Forty specialists in second language acquisition from the United States and 17 other countries – Australia, Austria, Canada, France, Germany, Hong Kong, Hungary, Iceland, Israel, Japan, the Netherlands, Norway, Poland, Singapore, Spain, Switzerland, and the United Kingdom – authored the 27 chapters of this book of extensive coverage on bilingualism.

The chapters are organized around six Parts, namely:

  1. Part I. Bilingual Learning and Use at Five Stages of Life
  2. Part II. The Larger Contexts of Bilingualism
  3. Part III. Contexts for Bilingual Learning and Unlearning
  4. Part IV. The Dynamics of Bilingualism Across the Lifespan
  5. Part V. Bilingualism Research across Disciplines
  6. Part VI. Bilingual Connections

A comprehensive study of bilingualism covers numerous topics that could cover several volumes, the editors De Houver and Ortega point out, so their choice of subjects covered and discussed in this book of more than 600 pages have been guided mainly by a mix of:

  • Their personal interests and expertise
  • Their assessment of what is generally of interest to scholars working on bilingualism
  • Their evaluation of whether sufficient research material was available for a particular a particular topic or subject to warrant coverage in this book.

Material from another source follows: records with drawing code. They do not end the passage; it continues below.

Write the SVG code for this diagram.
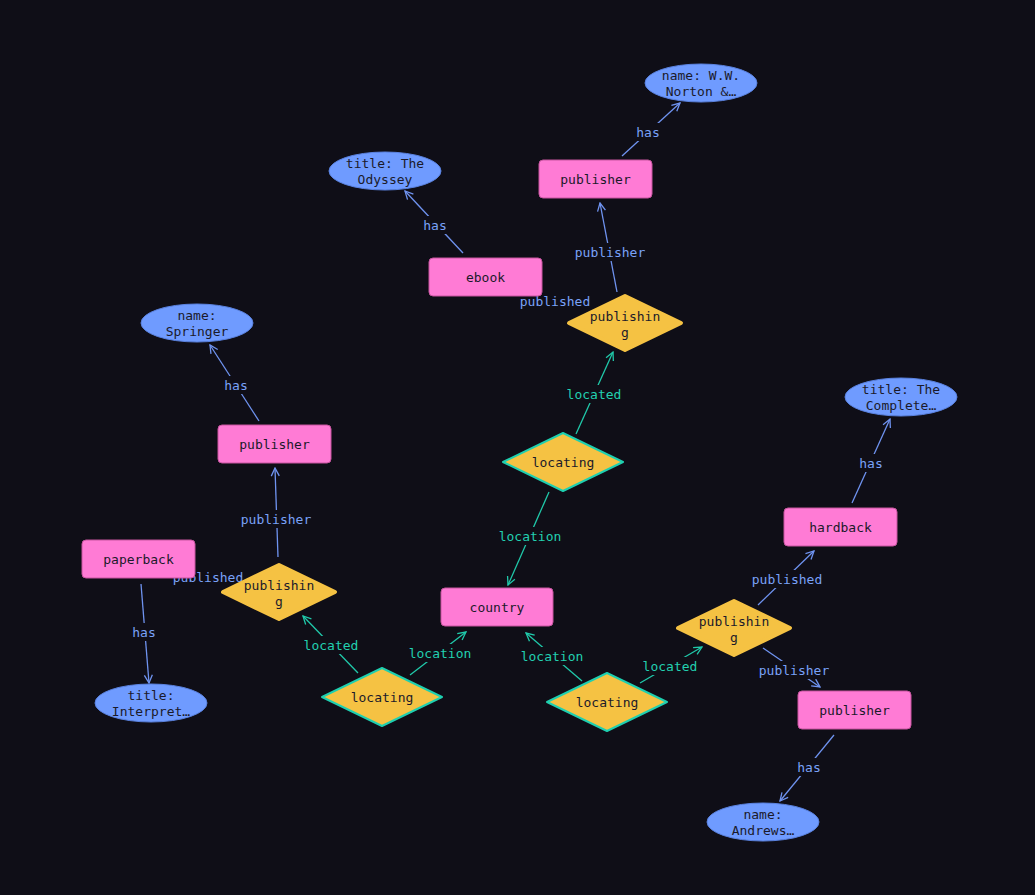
<svg xmlns="http://www.w3.org/2000/svg" width="1035" height="895" viewBox="0 0 1035 895">
<defs>
<marker id="ab" viewBox="0 0 10 10" refX="9" refY="5" markerWidth="10" markerHeight="10" markerUnits="userSpaceOnUse" orient="auto">
<path d="M1,1 L9,5 L1,9" fill="none" stroke="#6f93f0" stroke-width="1.3"/>
</marker>
<marker id="at" viewBox="0 0 10 10" refX="9" refY="5" markerWidth="10" markerHeight="10" markerUnits="userSpaceOnUse" orient="auto">
<path d="M1,1 L9,5 L1,9" fill="none" stroke="#20c9aa" stroke-width="1.3"/>
</marker>
</defs>
<style>
text{font-family:"DejaVu Sans Mono","Liberation Mono",monospace;font-size:13px;text-anchor:middle}
.n{fill:#1b1a2a}
.rect{fill:#ff7bd5;stroke:#c7559f;stroke-width:1}
.ell{fill:#6f9bff;stroke:#5a82e0;stroke-width:1}
.pub{fill:#f5c243;stroke:#f5c243;stroke-width:4;stroke-linejoin:round}
.loc{fill:#f5c243;stroke:#1ecfb0;stroke-width:2;stroke-linejoin:round}
.eb{stroke:#6f93f0;stroke-width:1.3;fill:none;marker-end:url(#ab)}
.et{stroke:#20c9aa;stroke-width:1.3;fill:none;marker-end:url(#at)}
.lb{fill:#7aa2f7}
.lt{fill:#22d0b0}
.bg{fill:#0f0e17}
</style>
<rect width="1035" height="895" fill="#0f0e17"/>
<g id="connectors">
<line class="eb" x1="622" y1="156" x2="680" y2="103"/>
<line class="eb" x1="617" y1="292" x2="600" y2="203"/>
<line class="eb" x1="463" y1="253" x2="405" y2="191"/>
<line class="et" x1="576" y1="434" x2="613" y2="352"/>
<line class="et" x1="549" y1="492" x2="508" y2="585"/>
<line class="eb" x1="259" y1="421" x2="210" y2="345"/>
<line class="eb" x1="278" y1="557" x2="275" y2="468"/>
<line class="eb" x1="141" y1="584" x2="149" y2="683"/>
<line class="et" x1="358" y1="673" x2="303" y2="616"/>
<line class="et" x1="410" y1="675" x2="466" y2="632"/>
<line class="et" x1="582" y1="681" x2="526" y2="633"/>
<line class="et" x1="640" y1="683" x2="702" y2="647"/>
<line class="eb" x1="758" y1="605" x2="814" y2="551"/>
<line class="eb" x1="763" y1="648" x2="820" y2="687"/>
<line class="eb" x1="852" y1="503" x2="890" y2="419"/>
<line class="eb" x1="834" y1="735" x2="780" y2="801"/>
<rect class="bg" x="634" y="123" width="28" height="18"/><text class="lb" x="648" y="137">has</text>
<rect class="bg" x="573" y="243" width="74" height="18"/><text class="lb" x="610" y="257">publisher</text>
<rect class="bg" x="421" y="216" width="28" height="18"/><text class="lb" x="435" y="230">has</text>
<rect class="bg" x="564" y="385" width="60" height="18"/><text class="lt" x="594" y="399">located</text>
<rect class="bg" x="496" y="527" width="68" height="18"/><text class="lt" x="530" y="541">location</text>
<rect class="bg" x="222" y="376" width="28" height="18"/><text class="lb" x="236" y="390">has</text>
<rect class="bg" x="239" y="510" width="74" height="18"/><text class="lb" x="276" y="524">publisher</text>
<rect class="bg" x="130" y="623" width="28" height="18"/><text class="lb" x="144" y="637">has</text>
<rect class="bg" x="301" y="636" width="60" height="18"/><text class="lt" x="331" y="650">located</text>
<rect class="bg" x="406" y="644" width="68" height="18"/><text class="lt" x="440" y="658">location</text>
<rect class="bg" x="518" y="647" width="68" height="18"/><text class="lt" x="552" y="661">location</text>
<rect class="bg" x="640" y="657" width="60" height="18"/><text class="lt" x="670" y="671">located</text>
<rect class="bg" x="750" y="570" width="74" height="18"/><text class="lb" x="787" y="584">published</text>
<rect class="bg" x="757" y="661" width="74" height="18"/><text class="lb" x="794" y="675">publisher</text>
<rect class="bg" x="857" y="454" width="28" height="18"/><text class="lb" x="871" y="468">has</text>
<rect class="bg" x="795" y="758" width="28" height="18"/><text class="lb" x="809" y="772">has</text>
<text class="lb" x="555" y="306">published</text>
<text class="lb" x="208" y="582">published</text>
</g>
<g id="publisher1"><rect class="rect" x="539" y="160" width="113" height="38" rx="4"/><text class="n" x="595.5" y="184">publisher</text></g>
<g id="ebook"><rect class="rect" x="429" y="258" width="113" height="38" rx="4"/><text class="n" x="485.5" y="282">ebook</text></g>
<g id="publisher2"><rect class="rect" x="218" y="425" width="113" height="38" rx="4"/><text class="n" x="274.5" y="449">publisher</text></g>
<g id="paperback"><rect class="rect" x="82" y="540" width="113" height="38" rx="4"/><text class="n" x="138.5" y="564">paperback</text></g>
<g id="country"><rect class="rect" x="441" y="588" width="112" height="38" rx="4"/><text class="n" x="497" y="612">country</text></g>
<g id="hardback"><rect class="rect" x="784" y="508" width="113" height="38" rx="4"/><text class="n" x="840.5" y="532">hardback</text></g>
<g id="publisher3"><rect class="rect" x="798" y="691" width="113" height="38" rx="4"/><text class="n" x="854.5" y="715">publisher</text></g>
<g id="name1"><ellipse class="ell" cx="701" cy="83" rx="56" ry="19"/><text class="n" x="701" y="80">name: W.W.</text><text class="n" x="701" y="96">Norton &amp;…</text></g>
<g id="title1"><ellipse class="ell" cx="385" cy="171" rx="56" ry="19"/><text class="n" x="385" y="168">title: The</text><text class="n" x="385" y="184">Odyssey</text></g>
<g id="name2"><ellipse class="ell" cx="197" cy="323" rx="56" ry="19"/><text class="n" x="197" y="320">name:</text><text class="n" x="197" y="336">Springer</text></g>
<g id="title2"><ellipse class="ell" cx="901" cy="397" rx="56" ry="19"/><text class="n" x="901" y="394">title: The</text><text class="n" x="901" y="410">Complete…</text></g>
<g id="title3"><ellipse class="ell" cx="151" cy="703" rx="56" ry="19"/><text class="n" x="151" y="700">title:</text><text class="n" x="151" y="716">Interpret…</text></g>
<g id="name3"><ellipse class="ell" cx="763" cy="822" rx="56" ry="19"/><text class="n" x="763" y="819">name:</text><text class="n" x="763" y="835">Andrews…</text></g>
<g id="publishing1"><polygon class="pub" points="625,296 681,323 625,350 569,323"/><text class="n" x="625" y="321">publishin</text><text class="n" x="625" y="337">g</text></g>
<g id="publishing2"><polygon class="pub" points="279,565 335,592 279,619 223,592"/><text class="n" x="279" y="590">publishin</text><text class="n" x="279" y="606">g</text></g>
<g id="publishing3"><polygon class="pub" points="734,601 790,628 734,655 678,628"/><text class="n" x="734" y="626">publishin</text><text class="n" x="734" y="642">g</text></g>
<g id="locating1"><polygon class="loc" points="563,433 623,462 563,491 503,462"/><text class="n" x="563" y="467">locating</text></g>
<g id="locating2"><polygon class="loc" points="382,668 442,697 382,726 322,697"/><text class="n" x="382" y="702">locating</text></g>
<g id="locating3"><polygon class="loc" points="607,673 667,702 607,731 547,702"/><text class="n" x="607" y="707">locating</text></g>
</svg>
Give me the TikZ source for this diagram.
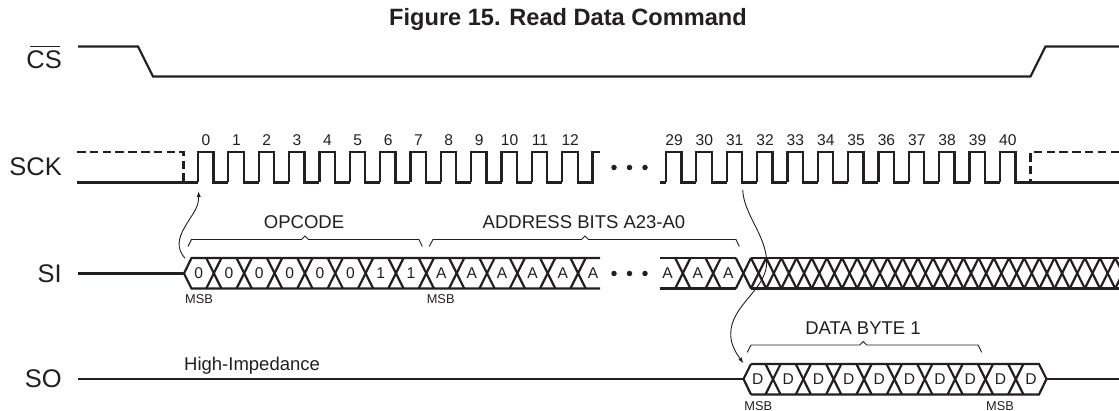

All in all, this book is comprehensive in coverage of important topics yet concise enough to not become overly cumbersome and taxing to students and teachers.

 

 

Editors:

Annick De Houwer is a professor of language acquisition and bilingualism at the University of Erfurt in Germany. Her book The Acquisition of Two Languages from Birth (Cambridge 1990) and her 2009 textbooks Bilingual First Language Acquisition and An Introduction to Bilingual Development are used all over the world.

Lourdes Ortega is a professor of second language acquisition at Georgetown University in Washington, D.C. A widely published scholar, she is best known for her award-winning meta-analysis of L2 instruction in 2000, for her best-selling textbook Understanding Second Language Acquisition (2009, translated into Mandarin in 2016) and for championing a bilingual turn in SLA.